You can select the Type 1 and Type 3 messages, with added information from a join to the first corresponding Type 5 record in your data. (If there is no corresponding Type 5 record, you will get nulls for those fields.) Try this:

SELECT DISTINCT M13.MMSI, M13.Message_ID, M13.Time, M13.Latitude, M13.Longitude,
M5.Vessel_Name, M5.Ship_Type, M5.IMO, M5.Dimension_to_Bow
M5.Dimension_to_stern, M5.Dimension_to_port, 
M5.Dimension_to_starboard, M5.Draught
FROM dbo.DecodedCSVMessages_Staging M13
JOIN (
SELECT MMSI, Time, Vessel_Name, Ship_Type, IMO, Dimension_to_Bow
Dimension_to_stern, Dimension_to_port, Dimension_to_starboard, 
Draught
FROM dbo.DecodedCSVMessages_Staging
WHERE Message_ID = 5
ORDER BY Time
) M5
ON M5.MMSI = M13.MMSI
WHERE M13.Message_ID IN (1, 3)
AND M13.Latitude > 55
AND M13.Latitude < 85
AND M13.Longitude > 50
AND M13.Longitude < 141
ORDER BY M13.Time

If this returns the data you want, then create a new table and insert the records using INSERT INTO NewTable SELECT.

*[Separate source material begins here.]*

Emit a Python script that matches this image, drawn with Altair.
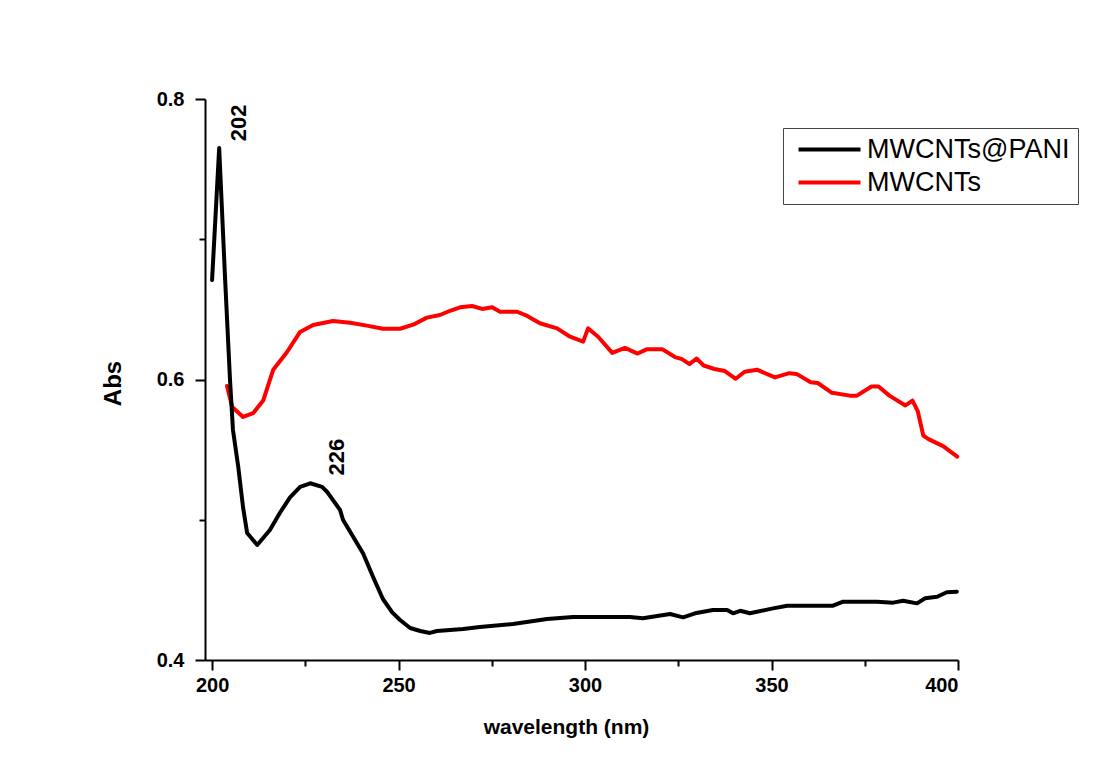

Please be aware that MMSI is not a primary key, either in the old table or in the new table. Primary keys (PK) have to be unique, and in this case you have multiple entries for each MMSI.

When you create your new table, you should add an integer IDENTITY field so that it will have a PK. This IDENTITY field isn't included in the insert statement, but it is automatically populated with an incrementing integer. That way each record gets a unique PK, which is highly desirable.

EDITED to use a DISTINCT on the outer query.